*Exercise requirements*:
In the copy, include every entry exactly but none of the pictures.

Source code of charts:
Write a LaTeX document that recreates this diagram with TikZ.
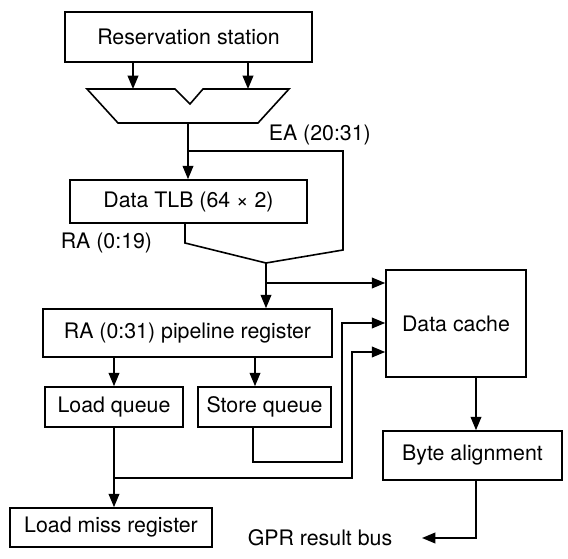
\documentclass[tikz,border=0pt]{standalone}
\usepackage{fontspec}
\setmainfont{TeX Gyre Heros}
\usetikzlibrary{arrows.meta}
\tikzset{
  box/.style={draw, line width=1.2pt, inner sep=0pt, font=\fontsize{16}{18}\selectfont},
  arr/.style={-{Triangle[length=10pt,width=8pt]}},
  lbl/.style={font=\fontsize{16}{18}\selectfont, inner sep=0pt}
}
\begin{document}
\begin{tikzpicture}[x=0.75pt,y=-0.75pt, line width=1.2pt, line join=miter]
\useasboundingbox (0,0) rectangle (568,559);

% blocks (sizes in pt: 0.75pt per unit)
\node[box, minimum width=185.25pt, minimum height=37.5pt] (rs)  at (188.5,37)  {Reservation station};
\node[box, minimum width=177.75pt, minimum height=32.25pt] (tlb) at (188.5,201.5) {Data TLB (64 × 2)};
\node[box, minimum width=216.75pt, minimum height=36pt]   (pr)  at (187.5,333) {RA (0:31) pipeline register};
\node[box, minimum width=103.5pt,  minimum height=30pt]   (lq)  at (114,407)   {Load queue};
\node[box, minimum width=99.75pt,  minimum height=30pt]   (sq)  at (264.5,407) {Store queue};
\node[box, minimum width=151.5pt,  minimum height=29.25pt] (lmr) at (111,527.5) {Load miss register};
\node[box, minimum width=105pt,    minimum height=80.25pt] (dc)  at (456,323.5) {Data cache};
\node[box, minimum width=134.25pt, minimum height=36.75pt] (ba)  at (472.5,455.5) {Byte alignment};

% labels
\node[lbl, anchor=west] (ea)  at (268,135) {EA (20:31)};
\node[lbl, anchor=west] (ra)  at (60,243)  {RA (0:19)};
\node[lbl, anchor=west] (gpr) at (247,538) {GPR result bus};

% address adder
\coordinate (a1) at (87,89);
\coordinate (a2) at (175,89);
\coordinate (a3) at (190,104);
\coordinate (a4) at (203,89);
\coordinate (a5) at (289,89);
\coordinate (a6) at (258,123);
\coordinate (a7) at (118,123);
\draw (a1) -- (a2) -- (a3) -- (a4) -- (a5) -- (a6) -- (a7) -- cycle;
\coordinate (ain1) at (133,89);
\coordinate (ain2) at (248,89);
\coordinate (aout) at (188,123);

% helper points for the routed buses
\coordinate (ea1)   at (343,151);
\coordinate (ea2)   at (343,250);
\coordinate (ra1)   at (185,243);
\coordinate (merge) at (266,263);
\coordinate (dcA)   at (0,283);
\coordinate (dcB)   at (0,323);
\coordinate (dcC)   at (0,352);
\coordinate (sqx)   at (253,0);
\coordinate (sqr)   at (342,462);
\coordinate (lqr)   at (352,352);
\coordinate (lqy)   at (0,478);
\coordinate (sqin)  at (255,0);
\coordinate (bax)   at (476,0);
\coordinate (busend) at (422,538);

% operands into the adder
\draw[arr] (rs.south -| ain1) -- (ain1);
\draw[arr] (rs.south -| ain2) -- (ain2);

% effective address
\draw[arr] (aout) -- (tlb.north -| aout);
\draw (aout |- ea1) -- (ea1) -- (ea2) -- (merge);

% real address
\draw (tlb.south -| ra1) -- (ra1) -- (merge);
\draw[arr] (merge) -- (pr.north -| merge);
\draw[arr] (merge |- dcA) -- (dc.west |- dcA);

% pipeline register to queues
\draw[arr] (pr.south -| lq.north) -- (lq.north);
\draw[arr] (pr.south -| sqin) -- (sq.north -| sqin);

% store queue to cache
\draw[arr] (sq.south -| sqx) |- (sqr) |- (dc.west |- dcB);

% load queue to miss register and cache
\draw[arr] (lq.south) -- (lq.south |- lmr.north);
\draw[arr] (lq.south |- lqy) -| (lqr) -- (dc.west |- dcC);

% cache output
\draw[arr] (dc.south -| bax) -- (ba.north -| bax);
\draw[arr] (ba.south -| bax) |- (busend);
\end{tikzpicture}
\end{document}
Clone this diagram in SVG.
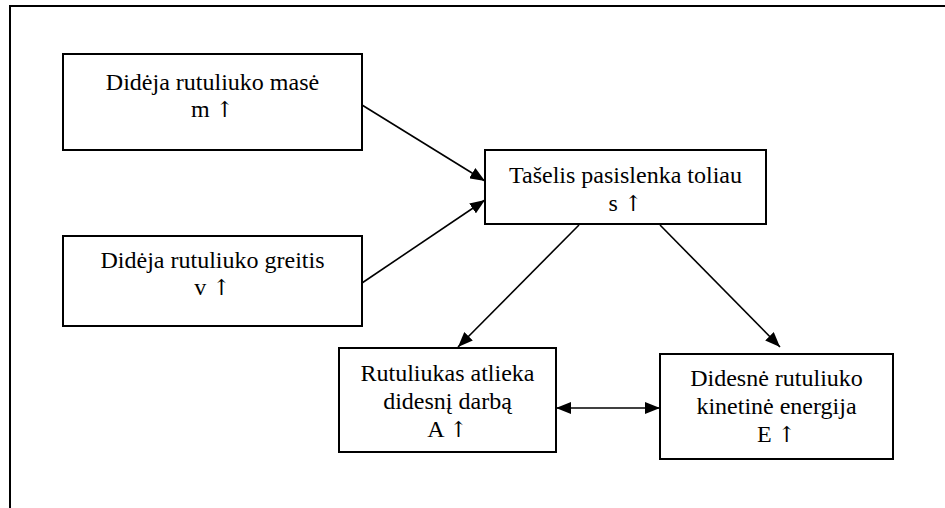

*Answer*:
Write a LaTeX document that recreates this diagram with TikZ.
\documentclass[tikz,border=0pt]{standalone}
\usepackage{fontspec}
\setmainfont{TeX Gyre Heros}
\usetikzlibrary{arrows.meta}
\tikzset{
  box/.style={draw, line width=1.2pt, inner sep=0pt, font=\fontsize{16}{18}\selectfont},
  arr/.style={-{Triangle[length=10pt,width=8pt]}},
  lbl/.style={font=\fontsize{16}{18}\selectfont, inner sep=0pt}
}
\begin{document}
\begin{tikzpicture}[x=0.75pt,y=-0.75pt, line width=1.2pt, line join=miter]
\useasboundingbox (0,0) rectangle (568,559);

% blocks (sizes in pt: 0.75pt per unit)
\node[box, minimum width=185.25pt, minimum height=37.5pt] (rs)  at (188.5,37)  {Reservation station};
\node[box, minimum width=177.75pt, minimum height=32.25pt] (tlb) at (188.5,201.5) {Data TLB (64 × 2)};
\node[box, minimum width=216.75pt, minimum height=36pt]   (pr)  at (187.5,333) {RA (0:31) pipeline register};
\node[box, minimum width=103.5pt,  minimum height=30pt]   (lq)  at (114,407)   {Load queue};
\node[box, minimum width=99.75pt,  minimum height=30pt]   (sq)  at (264.5,407) {Store queue};
\node[box, minimum width=151.5pt,  minimum height=29.25pt] (lmr) at (111,527.5) {Load miss register};
\node[box, minimum width=105pt,    minimum height=80.25pt] (dc)  at (456,323.5) {Data cache};
\node[box, minimum width=134.25pt, minimum height=36.75pt] (ba)  at (472.5,455.5) {Byte alignment};

% labels
\node[lbl, anchor=west] (ea)  at (268,135) {EA (20:31)};
\node[lbl, anchor=west] (ra)  at (60,243)  {RA (0:19)};
\node[lbl, anchor=west] (gpr) at (247,538) {GPR result bus};

% address adder
\coordinate (a1) at (87,89);
\coordinate (a2) at (175,89);
\coordinate (a3) at (190,104);
\coordinate (a4) at (203,89);
\coordinate (a5) at (289,89);
\coordinate (a6) at (258,123);
\coordinate (a7) at (118,123);
\draw (a1) -- (a2) -- (a3) -- (a4) -- (a5) -- (a6) -- (a7) -- cycle;
\coordinate (ain1) at (133,89);
\coordinate (ain2) at (248,89);
\coordinate (aout) at (188,123);

% helper points for the routed buses
\coordinate (ea1)   at (343,151);
\coordinate (ea2)   at (343,250);
\coordinate (ra1)   at (185,243);
\coordinate (merge) at (266,263);
\coordinate (dcA)   at (0,283);
\coordinate (dcB)   at (0,323);
\coordinate (dcC)   at (0,352);
\coordinate (sqx)   at (253,0);
\coordinate (sqr)   at (342,462);
\coordinate (lqr)   at (352,352);
\coordinate (lqy)   at (0,478);
\coordinate (sqin)  at (255,0);
\coordinate (bax)   at (476,0);
\coordinate (busend) at (422,538);

% operands into the adder
\draw[arr] (rs.south -| ain1) -- (ain1);
\draw[arr] (rs.south -| ain2) -- (ain2);

% effective address
\draw[arr] (aout) -- (tlb.north -| aout);
\draw (aout |- ea1) -- (ea1) -- (ea2) -- (merge);

% real address
\draw (tlb.south -| ra1) -- (ra1) -- (merge);
\draw[arr] (merge) -- (pr.north -| merge);
\draw[arr] (merge |- dcA) -- (dc.west |- dcA);

% pipeline register to queues
\draw[arr] (pr.south -| lq.north) -- (lq.north);
\draw[arr] (pr.south -| sqin) -- (sq.north -| sqin);

% store queue to cache
\draw[arr] (sq.south -| sqx) |- (sqr) |- (dc.west |- dcB);

% load queue to miss register and cache
\draw[arr] (lq.south) -- (lq.south |- lmr.north);
\draw[arr] (lq.south |- lqy) -| (lqr) -- (dc.west |- dcC);

% cache output
\draw[arr] (dc.south -| bax) -- (ba.north -| bax);
\draw[arr] (ba.south -| bax) |- (busend);
\end{tikzpicture}
\end{document}
Clone this diagram in SVG.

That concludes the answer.